For each line below that contains the string "matplotlib", copy that line.

★ ★ ★ ★

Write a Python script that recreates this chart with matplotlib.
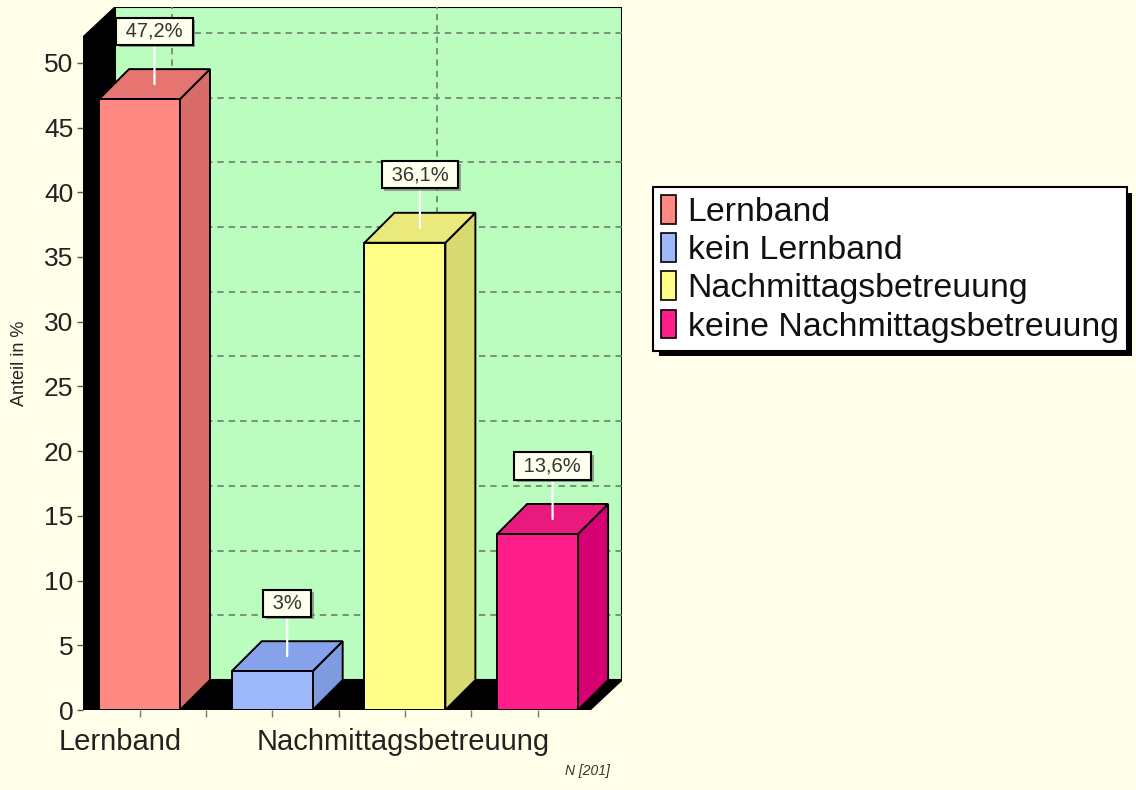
import matplotlib
matplotlib.use("Agg")
import matplotlib.pyplot as plt
from matplotlib.patches import Polygon, Rectangle, Patch
import matplotlib.patheffects as pe

# ---------------- data ----------------
categories = ["Lernband", "kein Lernband", "Nachmittagsbetreuung", "keine Nachmittagsbetreuung"]
values = [47.2, 3.0, 36.1, 13.6]
value_labels = ["47,2%", "3%", "36,1%", "13,6%"]
group_labels = ["Lernband", "Nachmittagsbetreuung"]
group_positions = [0, 2]
yticks = list(range(0, 51, 5))
y_label = "Anteil in %"
footnote = "N [201]"

front_colors = ["#FF8982", "#9DB9FA", "#FFFF88", "#FF1E8A"]
top_colors = ["#E67571", "#86A2EA", "#E9E97C", "#E9197D"]
side_colors = ["#D96B69", "#7F9BE0", "#D9D972", "#D60072"]

# ---------------- style ----------------
plt.rcParams['font.family'] = ['Liberation Sans', 'DejaVu Sans']
BG = "#FFFFEA"
PLANE = "#BBFDBF"
GRID = "#6F8A72"

W, H = 1136, 790
fig = plt.figure(figsize=(W / 100, H / 100), dpi=100, facecolor=BG)

# pixel geometry of the 3D frame
px_left, px_right_back, px_bottom, px_top_back = 83, 622, 710, 7
ax = fig.add_axes([px_left / W, 1 - px_bottom / H,
                   (px_right_back - px_left) / W, (px_bottom - px_top_back) / H])
ax.set_facecolor("none")
for s in ax.spines.values():
    s.set_visible(False)

px_per_x = 132.7
px_per_y = 12.96
XL = -(139.5 - 83) / px_per_x
XR = (590 - 139.5) / px_per_x
DX = 32 / px_per_x
DY = 30 / px_per_y
YT = 52.0
ax.set_xlim(XL, XR + DX)
ax.set_ylim(0, YT + DY)

# back plane
ax.add_patch(Rectangle((XL + DX, DY), XR - XL, YT, facecolor=PLANE,
                       edgecolor="black", lw=1.5, zorder=1))
# gridlines on back plane
for t in yticks[1:]:
    ax.plot([XL + DX, XR + DX], [t + DY, t + DY], color=GRID, lw=1.3,
            ls=(0, (3.5, 2.8)), zorder=2)
for gx in group_positions:
    ax.plot([gx + DX, gx + DX], [DY, YT + DY], color=GRID, lw=1.3,
            ls=(0, (3.5, 2.8)), zorder=2)
# left wall and floor (black)
ax.add_patch(Polygon([(XL, 0), (XL, YT), (XL + DX, YT + DY), (XL + DX, DY)],
                     closed=True, facecolor="black", edgecolor="black", zorder=3))
ax.add_patch(Polygon([(XL, 0), (XL + DX, DY), (XR + DX, DY), (XR, 0)],
                     closed=True, facecolor="black", edgecolor="black", zorder=3))

# bars
bw = 0.61
BDX = 30 / px_per_x
BDY = 30 / px_per_y
for i, v in enumerate(values):
    x0, x1 = i - bw / 2, i + bw / 2
    ax.add_patch(Polygon([(x1, 0), (x1 + BDX, BDY), (x1 + BDX, v + BDY), (x1, v)],
                         closed=True, facecolor=side_colors[i], edgecolor="black",
                         lw=1.4, zorder=5))
    ax.add_patch(Polygon([(x0, v), (x0 + BDX, v + BDY), (x1 + BDX, v + BDY), (x1, v)],
                         closed=True, facecolor=top_colors[i], edgecolor="black",
                         lw=1.4, zorder=5))
    ax.add_patch(Rectangle((x0, 0), bw, v, facecolor=front_colors[i],
                           edgecolor="black", lw=1.4, zorder=6))
    ann = ax.annotate(" " + value_labels[i] + " ", xy=(i + BDX / 2, v + BDY / 2),
                      xytext=(0, 53), textcoords="offset pixels",
                      ha="center", va="center", fontsize=14.5, color="#333333",
                      bbox=dict(boxstyle="square,pad=0.2", fc="#FFFFEE",
                                ec="black", lw=1.5),
                      arrowprops=dict(arrowstyle="-", color="white", lw=1.6,
                                      shrinkA=0, shrinkB=0),
                      zorder=8, annotation_clip=False)
    ann.get_bbox_patch().set_path_effects([
        pe.SimplePatchShadow(offset=(2, -2), shadow_rgbFace="#777777", alpha=0.7),
        pe.Normal()])

# axes ticks
ax.set_yticks(yticks)
ax.set_yticklabels([str(t) for t in yticks])
ax.set_yticks(range(0, 52), minor=True)
ax.tick_params(axis="y", which="major", direction="out", length=4, width=1,
               color="#555555", labelsize=19, labelcolor="#222222", pad=3)
ax.tick_params(axis="y", which="minor", direction="in", length=2, width=1,
               color="#8A8A8A")
ax.set_xticks([0, 0.5, 1, 1.5, 2, 2.5, 3])
ax.set_xticklabels([])
ax.tick_params(axis="x", which="major", direction="out", length=5, width=1,
               color="#777777")
ax.tick_params(axis="x", which="minor", bottom=False)

for gp, gl, sh in zip(group_positions, group_labels, [-19 / px_per_x, -2 / px_per_x]):
    ax.text(gp + sh, -40 / px_per_y, gl, ha="center", va="baseline",
            fontsize=21, color="#222222", clip_on=False)

fig.text(20 / W, 1 - 363 / H, y_label, rotation=90, ha="center", va="center",
         fontsize=13, color="#222222")
fig.text(587 / W, 1 - 775 / H, footnote, ha="center", va="baseline",
         fontsize=10, style="italic", color="#333333")

# legend
handles = [Patch(facecolor=c, edgecolor="black", lw=1.2) for c in front_colors]
leg = fig.legend(handles, categories, loc="upper left",
                 bbox_to_anchor=(653 / W, 1 - 187 / H), fontsize=24.4,
                 frameon=True, fancybox=False, edgecolor="black",
                 facecolor="white", framealpha=1, handlelength=0.45,
                 handleheight=0.93, handletextpad=0.33, labelspacing=0.15,
                 borderpad=0.24, borderaxespad=0)
leg.get_frame().set_linewidth(1.5)
leg.get_frame().set_path_effects([
    pe.SimplePatchShadow(offset=(4, -4), shadow_rgbFace="black", alpha=1),
    pe.Normal()])
for t in leg.get_texts():
    t.set_color("#111111")

fig.savefig("out.png", dpi=100, facecolor=BG)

★ ★ ★ ★

_Complete output_.
Write a Python script that recreates this chart with matplotlib.
import matplotlib
matplotlib.use("Agg")
import matplotlib.pyplot as plt
from matplotlib.patches import Polygon, Rectangle, Patch
import matplotlib.patheffects as pe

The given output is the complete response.